The exercise:
Using the records below, count the lines with "that" in them. Give the number only.
-- begin Extracted data --
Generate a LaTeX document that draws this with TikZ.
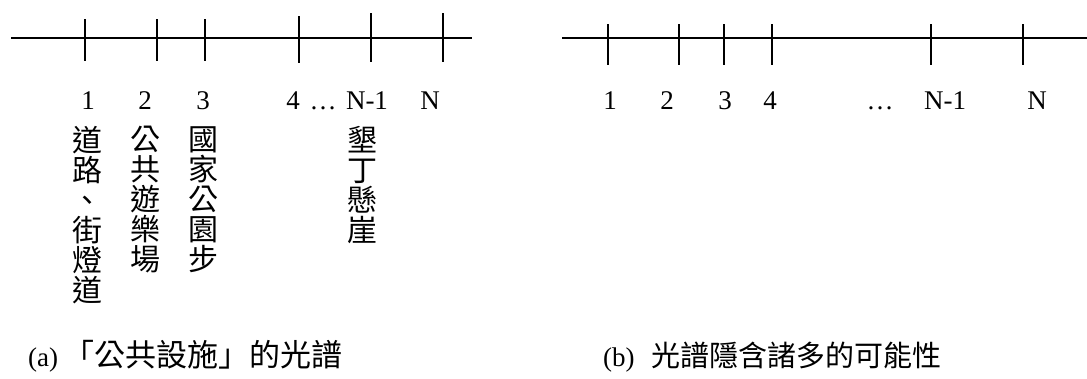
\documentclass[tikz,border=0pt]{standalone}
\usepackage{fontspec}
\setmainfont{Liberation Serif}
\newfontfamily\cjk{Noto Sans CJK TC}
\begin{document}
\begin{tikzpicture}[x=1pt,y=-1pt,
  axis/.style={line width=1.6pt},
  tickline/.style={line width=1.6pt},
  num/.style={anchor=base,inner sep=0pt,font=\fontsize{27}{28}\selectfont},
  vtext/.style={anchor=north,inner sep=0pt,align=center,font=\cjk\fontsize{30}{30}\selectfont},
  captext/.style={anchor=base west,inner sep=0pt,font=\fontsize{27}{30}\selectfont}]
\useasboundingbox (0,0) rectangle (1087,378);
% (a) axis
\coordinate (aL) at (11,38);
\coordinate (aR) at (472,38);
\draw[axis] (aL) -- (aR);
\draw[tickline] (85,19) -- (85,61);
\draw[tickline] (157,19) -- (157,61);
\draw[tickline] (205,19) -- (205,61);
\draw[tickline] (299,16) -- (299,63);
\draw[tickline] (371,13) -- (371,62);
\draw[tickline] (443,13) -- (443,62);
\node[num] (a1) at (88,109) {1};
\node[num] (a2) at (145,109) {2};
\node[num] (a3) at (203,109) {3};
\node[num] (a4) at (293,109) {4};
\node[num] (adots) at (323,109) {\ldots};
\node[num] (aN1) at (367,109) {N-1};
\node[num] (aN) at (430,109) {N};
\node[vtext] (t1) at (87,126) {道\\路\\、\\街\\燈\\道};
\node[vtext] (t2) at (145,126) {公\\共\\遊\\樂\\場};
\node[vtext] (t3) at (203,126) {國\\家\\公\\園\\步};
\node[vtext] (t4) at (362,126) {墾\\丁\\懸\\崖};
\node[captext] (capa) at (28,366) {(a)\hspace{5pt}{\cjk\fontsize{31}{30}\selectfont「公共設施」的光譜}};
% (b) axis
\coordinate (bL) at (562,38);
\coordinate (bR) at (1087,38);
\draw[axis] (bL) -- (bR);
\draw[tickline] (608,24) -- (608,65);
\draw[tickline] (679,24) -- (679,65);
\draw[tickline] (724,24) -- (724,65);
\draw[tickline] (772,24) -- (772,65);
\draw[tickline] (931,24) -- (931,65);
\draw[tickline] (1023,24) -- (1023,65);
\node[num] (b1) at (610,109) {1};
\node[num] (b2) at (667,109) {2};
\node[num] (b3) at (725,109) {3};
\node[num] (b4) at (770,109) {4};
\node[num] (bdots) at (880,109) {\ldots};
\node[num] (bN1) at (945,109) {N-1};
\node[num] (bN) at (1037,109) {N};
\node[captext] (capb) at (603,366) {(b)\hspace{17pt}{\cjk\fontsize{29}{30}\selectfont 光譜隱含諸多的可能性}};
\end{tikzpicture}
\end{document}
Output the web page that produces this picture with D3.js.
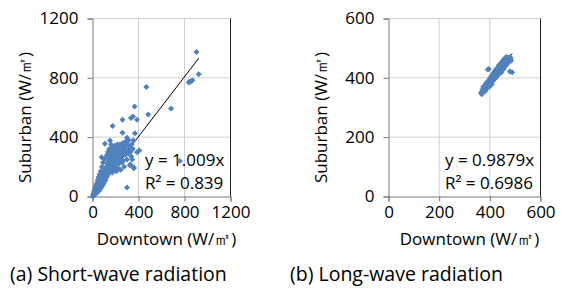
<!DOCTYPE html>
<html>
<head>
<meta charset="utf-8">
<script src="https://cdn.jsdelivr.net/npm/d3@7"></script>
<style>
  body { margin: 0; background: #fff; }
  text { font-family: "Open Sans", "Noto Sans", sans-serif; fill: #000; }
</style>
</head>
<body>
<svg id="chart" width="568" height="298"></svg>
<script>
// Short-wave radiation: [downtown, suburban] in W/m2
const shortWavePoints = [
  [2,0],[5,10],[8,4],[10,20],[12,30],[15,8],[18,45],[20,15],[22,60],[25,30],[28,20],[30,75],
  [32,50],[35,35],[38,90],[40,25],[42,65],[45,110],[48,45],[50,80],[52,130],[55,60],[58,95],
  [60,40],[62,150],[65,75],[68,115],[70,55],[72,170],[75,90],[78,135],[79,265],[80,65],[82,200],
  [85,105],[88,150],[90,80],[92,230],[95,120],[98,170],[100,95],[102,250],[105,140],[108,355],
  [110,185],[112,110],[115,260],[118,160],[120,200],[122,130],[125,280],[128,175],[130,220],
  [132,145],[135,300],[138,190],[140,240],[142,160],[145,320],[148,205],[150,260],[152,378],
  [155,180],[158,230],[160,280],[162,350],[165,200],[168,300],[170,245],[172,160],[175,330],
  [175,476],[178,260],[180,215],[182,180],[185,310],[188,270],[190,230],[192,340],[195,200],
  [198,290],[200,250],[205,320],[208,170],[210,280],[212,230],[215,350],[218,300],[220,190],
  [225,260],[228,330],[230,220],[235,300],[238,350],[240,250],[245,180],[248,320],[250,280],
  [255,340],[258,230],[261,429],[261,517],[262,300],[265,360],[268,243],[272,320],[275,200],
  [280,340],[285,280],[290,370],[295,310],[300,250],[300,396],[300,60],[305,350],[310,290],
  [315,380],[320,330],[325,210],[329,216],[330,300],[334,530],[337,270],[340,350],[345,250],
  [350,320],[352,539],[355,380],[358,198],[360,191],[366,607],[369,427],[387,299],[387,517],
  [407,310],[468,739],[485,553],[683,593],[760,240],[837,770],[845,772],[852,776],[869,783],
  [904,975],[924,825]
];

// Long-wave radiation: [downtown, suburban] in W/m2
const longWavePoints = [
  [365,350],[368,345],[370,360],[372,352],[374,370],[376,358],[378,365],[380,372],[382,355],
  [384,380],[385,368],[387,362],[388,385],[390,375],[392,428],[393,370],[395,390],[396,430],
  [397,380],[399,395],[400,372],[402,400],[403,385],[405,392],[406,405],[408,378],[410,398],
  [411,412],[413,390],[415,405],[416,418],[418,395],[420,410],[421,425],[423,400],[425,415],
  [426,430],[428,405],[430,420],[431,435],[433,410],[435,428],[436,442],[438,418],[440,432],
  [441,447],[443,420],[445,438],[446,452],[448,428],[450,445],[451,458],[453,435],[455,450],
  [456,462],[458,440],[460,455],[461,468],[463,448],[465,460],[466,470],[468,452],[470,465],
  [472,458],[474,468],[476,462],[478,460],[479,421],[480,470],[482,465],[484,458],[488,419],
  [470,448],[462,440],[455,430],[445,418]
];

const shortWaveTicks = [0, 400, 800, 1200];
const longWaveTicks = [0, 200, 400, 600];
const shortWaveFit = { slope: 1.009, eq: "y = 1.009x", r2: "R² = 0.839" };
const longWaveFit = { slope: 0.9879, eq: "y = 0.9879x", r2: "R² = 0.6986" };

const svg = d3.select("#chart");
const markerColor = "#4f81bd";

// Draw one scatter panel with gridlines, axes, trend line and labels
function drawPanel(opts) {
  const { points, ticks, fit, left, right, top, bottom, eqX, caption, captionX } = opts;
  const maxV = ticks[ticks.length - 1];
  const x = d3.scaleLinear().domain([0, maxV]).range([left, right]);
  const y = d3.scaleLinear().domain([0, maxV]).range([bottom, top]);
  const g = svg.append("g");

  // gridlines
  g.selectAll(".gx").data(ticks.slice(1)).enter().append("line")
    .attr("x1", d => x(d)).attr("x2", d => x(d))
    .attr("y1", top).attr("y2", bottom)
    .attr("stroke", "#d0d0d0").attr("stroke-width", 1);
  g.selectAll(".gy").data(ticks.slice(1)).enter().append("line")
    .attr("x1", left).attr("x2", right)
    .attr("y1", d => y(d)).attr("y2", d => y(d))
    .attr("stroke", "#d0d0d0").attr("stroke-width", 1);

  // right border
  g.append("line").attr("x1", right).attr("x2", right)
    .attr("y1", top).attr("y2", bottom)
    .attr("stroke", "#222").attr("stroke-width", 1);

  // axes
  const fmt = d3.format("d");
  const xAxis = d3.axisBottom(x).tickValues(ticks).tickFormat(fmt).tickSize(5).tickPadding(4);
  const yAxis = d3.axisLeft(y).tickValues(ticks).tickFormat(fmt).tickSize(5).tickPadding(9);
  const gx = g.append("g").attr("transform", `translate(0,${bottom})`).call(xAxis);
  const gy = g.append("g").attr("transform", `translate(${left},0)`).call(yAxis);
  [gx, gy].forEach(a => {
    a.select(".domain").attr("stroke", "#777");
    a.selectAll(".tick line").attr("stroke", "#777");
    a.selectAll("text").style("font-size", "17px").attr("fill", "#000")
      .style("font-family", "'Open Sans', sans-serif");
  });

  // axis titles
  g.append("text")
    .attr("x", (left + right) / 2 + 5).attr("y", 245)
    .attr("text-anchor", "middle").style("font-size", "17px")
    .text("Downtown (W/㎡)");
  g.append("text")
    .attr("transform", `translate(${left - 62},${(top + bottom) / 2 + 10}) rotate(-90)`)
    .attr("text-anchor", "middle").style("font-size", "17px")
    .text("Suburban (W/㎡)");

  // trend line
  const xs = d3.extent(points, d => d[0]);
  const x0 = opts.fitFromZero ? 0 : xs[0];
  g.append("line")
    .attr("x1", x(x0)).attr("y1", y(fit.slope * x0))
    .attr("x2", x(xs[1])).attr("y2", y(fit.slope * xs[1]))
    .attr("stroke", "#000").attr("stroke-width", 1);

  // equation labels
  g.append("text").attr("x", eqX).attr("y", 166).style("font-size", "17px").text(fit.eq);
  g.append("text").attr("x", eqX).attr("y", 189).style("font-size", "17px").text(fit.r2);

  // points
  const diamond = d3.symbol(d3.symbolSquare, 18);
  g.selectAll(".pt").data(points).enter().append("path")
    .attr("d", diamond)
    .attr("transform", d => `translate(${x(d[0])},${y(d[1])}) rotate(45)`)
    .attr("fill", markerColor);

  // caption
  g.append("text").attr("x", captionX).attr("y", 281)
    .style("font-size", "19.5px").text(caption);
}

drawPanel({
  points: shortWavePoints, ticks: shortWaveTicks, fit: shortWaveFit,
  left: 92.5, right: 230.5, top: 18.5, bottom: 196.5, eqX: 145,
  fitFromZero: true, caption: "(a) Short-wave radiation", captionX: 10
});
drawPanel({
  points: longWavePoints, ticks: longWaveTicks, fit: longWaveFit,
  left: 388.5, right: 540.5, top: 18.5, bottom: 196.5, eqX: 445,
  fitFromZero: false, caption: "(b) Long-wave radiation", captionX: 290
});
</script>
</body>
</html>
-- end Extracted data --
Exercise output:
2